__Supplied information__.
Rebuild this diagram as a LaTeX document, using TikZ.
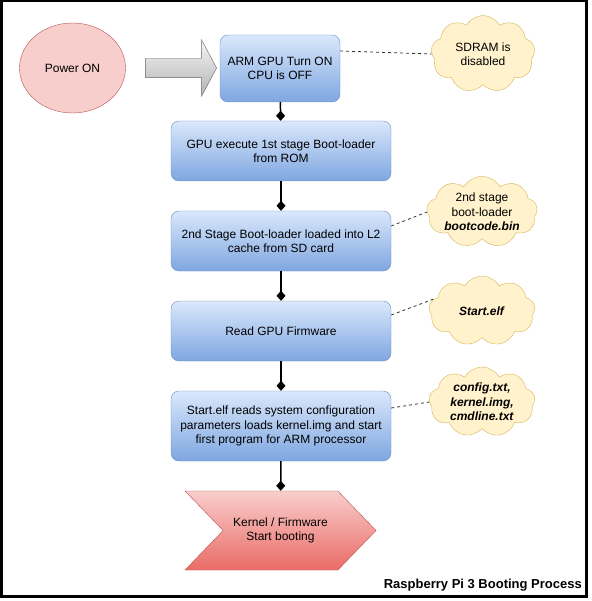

--

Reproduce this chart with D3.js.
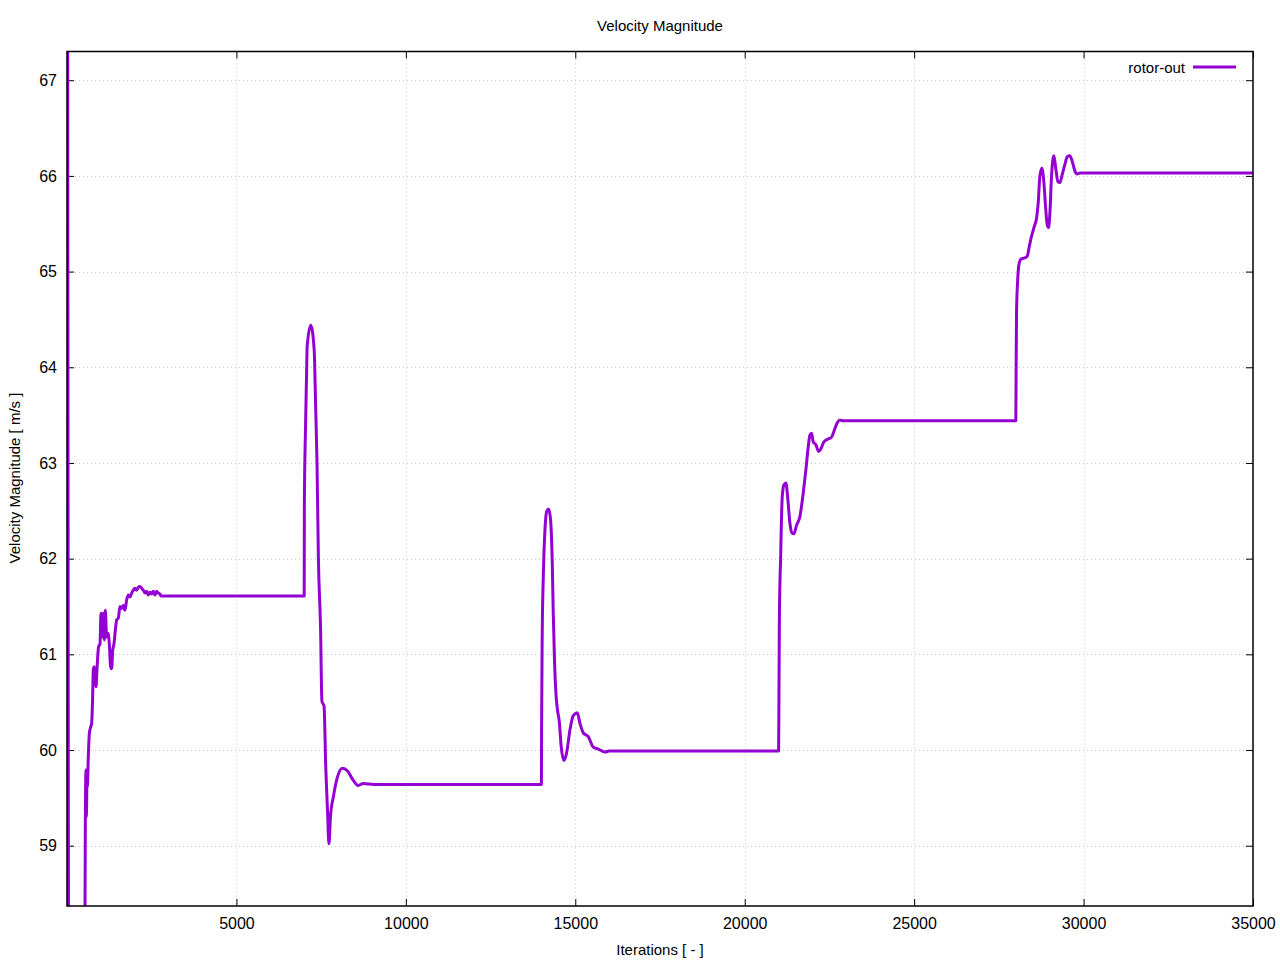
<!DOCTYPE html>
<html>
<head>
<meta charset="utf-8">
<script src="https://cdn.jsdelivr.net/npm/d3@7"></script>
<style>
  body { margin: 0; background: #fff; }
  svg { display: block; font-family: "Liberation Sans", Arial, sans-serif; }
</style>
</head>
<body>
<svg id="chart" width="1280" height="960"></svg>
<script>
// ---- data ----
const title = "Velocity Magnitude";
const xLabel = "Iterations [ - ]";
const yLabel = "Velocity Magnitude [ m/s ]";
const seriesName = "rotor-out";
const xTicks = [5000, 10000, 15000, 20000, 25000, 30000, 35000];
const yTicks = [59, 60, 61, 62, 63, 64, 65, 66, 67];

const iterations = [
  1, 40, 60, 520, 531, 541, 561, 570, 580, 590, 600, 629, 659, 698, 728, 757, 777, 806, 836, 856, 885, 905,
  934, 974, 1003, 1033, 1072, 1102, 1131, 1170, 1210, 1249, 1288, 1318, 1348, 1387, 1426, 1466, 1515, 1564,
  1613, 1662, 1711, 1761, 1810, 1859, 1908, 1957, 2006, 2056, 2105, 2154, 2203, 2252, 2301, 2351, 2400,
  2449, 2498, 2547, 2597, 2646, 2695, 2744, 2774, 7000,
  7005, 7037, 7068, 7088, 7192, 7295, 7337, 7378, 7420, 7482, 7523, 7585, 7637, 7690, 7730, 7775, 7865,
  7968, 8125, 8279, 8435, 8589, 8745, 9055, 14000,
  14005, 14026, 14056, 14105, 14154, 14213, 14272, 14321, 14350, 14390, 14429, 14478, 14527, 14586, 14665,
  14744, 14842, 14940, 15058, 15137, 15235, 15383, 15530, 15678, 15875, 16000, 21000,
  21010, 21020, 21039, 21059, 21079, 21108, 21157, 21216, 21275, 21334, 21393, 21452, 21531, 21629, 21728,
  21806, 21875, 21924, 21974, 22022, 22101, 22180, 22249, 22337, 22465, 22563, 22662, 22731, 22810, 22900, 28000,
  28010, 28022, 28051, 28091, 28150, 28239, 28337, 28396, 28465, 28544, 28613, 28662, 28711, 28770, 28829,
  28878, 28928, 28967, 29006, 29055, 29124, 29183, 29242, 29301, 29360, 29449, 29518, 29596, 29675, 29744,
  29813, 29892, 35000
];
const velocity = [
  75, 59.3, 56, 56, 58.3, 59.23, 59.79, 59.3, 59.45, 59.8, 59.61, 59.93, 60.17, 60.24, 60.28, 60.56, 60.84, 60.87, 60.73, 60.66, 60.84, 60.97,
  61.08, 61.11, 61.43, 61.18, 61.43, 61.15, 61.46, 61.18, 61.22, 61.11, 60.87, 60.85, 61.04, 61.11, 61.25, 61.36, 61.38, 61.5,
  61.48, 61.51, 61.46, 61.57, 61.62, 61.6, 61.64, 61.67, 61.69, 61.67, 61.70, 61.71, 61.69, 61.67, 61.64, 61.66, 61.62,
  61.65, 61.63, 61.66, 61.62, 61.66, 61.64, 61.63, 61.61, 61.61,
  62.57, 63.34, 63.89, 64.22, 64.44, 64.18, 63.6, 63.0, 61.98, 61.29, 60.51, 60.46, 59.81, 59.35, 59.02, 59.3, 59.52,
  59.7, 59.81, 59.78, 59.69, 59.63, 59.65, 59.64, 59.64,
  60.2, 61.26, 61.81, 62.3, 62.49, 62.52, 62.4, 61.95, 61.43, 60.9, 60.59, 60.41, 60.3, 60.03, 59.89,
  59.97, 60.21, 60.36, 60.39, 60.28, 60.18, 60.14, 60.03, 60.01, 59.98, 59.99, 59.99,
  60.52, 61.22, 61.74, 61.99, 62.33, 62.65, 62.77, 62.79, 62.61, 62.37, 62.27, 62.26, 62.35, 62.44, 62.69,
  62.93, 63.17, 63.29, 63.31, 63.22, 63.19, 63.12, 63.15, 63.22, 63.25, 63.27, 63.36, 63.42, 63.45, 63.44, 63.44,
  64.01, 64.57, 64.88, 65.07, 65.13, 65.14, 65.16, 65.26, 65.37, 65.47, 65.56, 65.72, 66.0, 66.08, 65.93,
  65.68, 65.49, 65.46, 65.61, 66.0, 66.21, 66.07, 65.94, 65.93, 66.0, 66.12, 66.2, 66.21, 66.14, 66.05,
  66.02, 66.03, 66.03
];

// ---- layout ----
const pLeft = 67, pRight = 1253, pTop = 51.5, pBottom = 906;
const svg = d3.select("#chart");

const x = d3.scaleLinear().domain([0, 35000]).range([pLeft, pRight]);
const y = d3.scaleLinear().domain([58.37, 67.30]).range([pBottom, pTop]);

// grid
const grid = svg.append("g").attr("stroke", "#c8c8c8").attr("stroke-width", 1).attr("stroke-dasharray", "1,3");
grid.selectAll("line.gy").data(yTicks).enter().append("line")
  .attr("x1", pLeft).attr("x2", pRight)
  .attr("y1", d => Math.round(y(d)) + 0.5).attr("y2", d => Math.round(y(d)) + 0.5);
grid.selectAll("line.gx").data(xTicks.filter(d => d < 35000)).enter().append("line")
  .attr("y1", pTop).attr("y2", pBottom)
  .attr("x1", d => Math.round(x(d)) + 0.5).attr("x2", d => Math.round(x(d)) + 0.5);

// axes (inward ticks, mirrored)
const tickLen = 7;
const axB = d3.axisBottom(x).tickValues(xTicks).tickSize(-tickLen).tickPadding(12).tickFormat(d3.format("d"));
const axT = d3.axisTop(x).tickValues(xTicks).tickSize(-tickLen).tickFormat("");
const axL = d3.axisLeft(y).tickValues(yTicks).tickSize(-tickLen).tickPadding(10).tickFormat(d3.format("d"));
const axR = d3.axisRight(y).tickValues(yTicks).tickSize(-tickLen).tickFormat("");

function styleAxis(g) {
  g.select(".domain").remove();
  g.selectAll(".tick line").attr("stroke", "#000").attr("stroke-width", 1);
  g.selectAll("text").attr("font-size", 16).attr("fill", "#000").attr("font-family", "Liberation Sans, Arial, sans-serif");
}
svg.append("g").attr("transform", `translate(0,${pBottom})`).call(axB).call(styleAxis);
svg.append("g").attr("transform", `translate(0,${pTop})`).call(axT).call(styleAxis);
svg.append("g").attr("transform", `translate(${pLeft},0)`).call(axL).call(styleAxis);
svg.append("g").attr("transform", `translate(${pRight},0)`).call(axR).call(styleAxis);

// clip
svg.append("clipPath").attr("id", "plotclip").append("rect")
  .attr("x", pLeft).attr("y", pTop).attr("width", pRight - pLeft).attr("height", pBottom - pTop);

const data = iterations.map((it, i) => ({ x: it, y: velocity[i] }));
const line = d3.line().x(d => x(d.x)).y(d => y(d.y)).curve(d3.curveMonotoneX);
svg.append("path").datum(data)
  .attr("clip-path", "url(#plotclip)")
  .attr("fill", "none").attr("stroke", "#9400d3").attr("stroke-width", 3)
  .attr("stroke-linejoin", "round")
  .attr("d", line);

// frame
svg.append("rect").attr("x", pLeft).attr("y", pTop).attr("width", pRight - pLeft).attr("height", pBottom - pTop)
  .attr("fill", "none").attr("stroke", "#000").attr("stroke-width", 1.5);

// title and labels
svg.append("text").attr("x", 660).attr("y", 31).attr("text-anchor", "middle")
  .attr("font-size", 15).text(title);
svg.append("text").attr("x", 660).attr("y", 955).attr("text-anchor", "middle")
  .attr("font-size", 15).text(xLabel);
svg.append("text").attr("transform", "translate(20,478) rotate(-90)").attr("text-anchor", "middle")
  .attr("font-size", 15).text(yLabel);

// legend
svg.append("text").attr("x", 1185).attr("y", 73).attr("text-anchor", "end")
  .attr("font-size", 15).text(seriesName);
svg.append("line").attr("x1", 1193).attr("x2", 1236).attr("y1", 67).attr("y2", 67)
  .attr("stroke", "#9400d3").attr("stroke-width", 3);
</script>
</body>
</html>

__Your goal__. Leave the pictures out and copy exactly the lines from the one with "Reproduce this chart with D3.js." to the one with "65, 66, 67];", both included.

__Response for this exercise__.
Reproduce this chart with D3.js.
<!DOCTYPE html>
<html>
<head>
<meta charset="utf-8">
<script src="https://cdn.jsdelivr.net/npm/d3@7"></script>
<style>
  body { margin: 0; background: #fff; }
  svg { display: block; font-family: "Liberation Sans", Arial, sans-serif; }
</style>
</head>
<body>
<svg id="chart" width="1280" height="960"></svg>
<script>
// ---- data ----
const title = "Velocity Magnitude";
const xLabel = "Iterations [ - ]";
const yLabel = "Velocity Magnitude [ m/s ]";
const seriesName = "rotor-out";
const xTicks = [5000, 10000, 15000, 20000, 25000, 30000, 35000];
const yTicks = [59, 60, 61, 62, 63, 64, 65, 66, 67];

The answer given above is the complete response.